Not too long after having built my keezer, I decided I wanted to be able to weigh each of the kegs. Unfortunately, this wasn’t something I had considering during the initial build so I had very little clearance between the top of the tallest keg and the bottom of the refrigerated compartment. Designing a weight sensor that was as thin as possible become paramount and a strain-gauge type sensor seemed too thick. This led me to initially design a sensor using a very thin piece of anti-static foam (much like that used to hold sensitive electronics for shipping) sandwiched between two thin pieces of plywood with copper tape applied on the inside face of each. I wrapped the whole setup in some heavy-duty tape and by measuring the electrical resistance between each side of the foam, a crude weight sensor was born!

While it appeared to work well enough during multi-day tests (I was initially aiming for an error of between 5-10% of the actual volume), after having them installed for an extended period of time drift was a real issue. This was exacerbated by the fact that I tend to go through beer fairly slowly, never allowing me to get a good calibration value for a given sensor. Ultimately condensation that collected at the bottom of the keezer caused each of the sensors to fail completely after a year or so.

I subsequently built new sensors utilizing strain-gauges mounted on the same pieces of plywood and found that I was able to make them thin enough to work within my size constraints. They were MUCH more accurate and once down to the refrigerated temperature there was no discernable drift with time. I was now able to very accurately measure the weight of each keg.

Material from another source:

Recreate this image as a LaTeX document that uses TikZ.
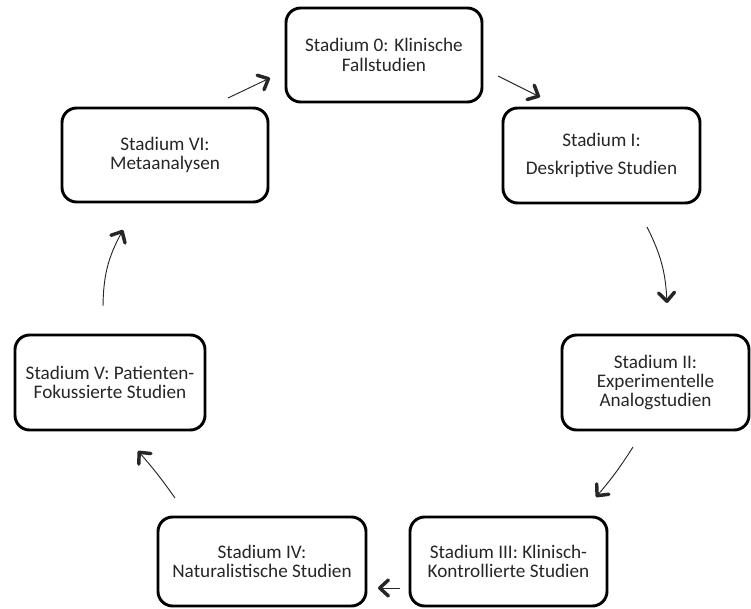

Originally, I had installed manual ball-valves on each of the taps and a combination lock on the back of the keezer to allow me to lock the entire thing up when not around. While working on other parts of this project I decided that it would be fun to install some solenoid valves to do this automatically. After some searching, I found some that appeared to be food-safe and was ultimately able to add them to the setup.

Using the same transistors I bought to control the solenoids I was able to also control the LEDs I originally installed under the taps as well as the computer monitor I added to display all of the information I was collecting. I was able to buy a driver board to control the monitor I had from a deceased laptop and used a Raspberry Pi to display a simple HTML file I created. Programming/HTML being my weak-spot, I stumbled upon some chart tools that Google offers for free to give my display the semi-professional look I was aiming for. Voilà! I had a working keezer controller operating on a Particle Photon, albeit a little rough looking between the plywood weight sensors and the breadboard. I also connected my Photon to IFTTT so that I have an ‘on’ and ‘off’ button for the valves, lights and screen on my phone that works anywhere I have internet.

Fast-forward a little bit and I recently got a 3D printer. Designing and building a weight sensor seemed an obvious early project and was easily done.

Next was to solder up a proper board for the entire thing and put it in a printed case.

Additionally, I mounted the pressure sensor remotely within the keezer.

The end-result is a great little controller that allows me to both monitor my keezer via a display and control it easily from my phone.

If you look at the 3D files, you’ll notice that I also made a small stand for the weight sensor. This was due to moisture collecting in one corner of my keezer (even with humidity control in place) causing the strain gauges of one sensor to corrode. I made the stand to keep moisture from touching any of the components and I simply mop up the pooled water with a towel whenever I open up the keezer.

Future Additions/Upgrades

Perhaps the most obvious one is to actually control the temperature rather than simply reading it. This would be nearly trivial using a relay, especially since I have 2 extra pins. However, several things have kept me from doing this YET:

I could see implementing this upgrade if/when one of the existing temperature controllers dies on me (I have one for the freezer and one for the fermentation chamber).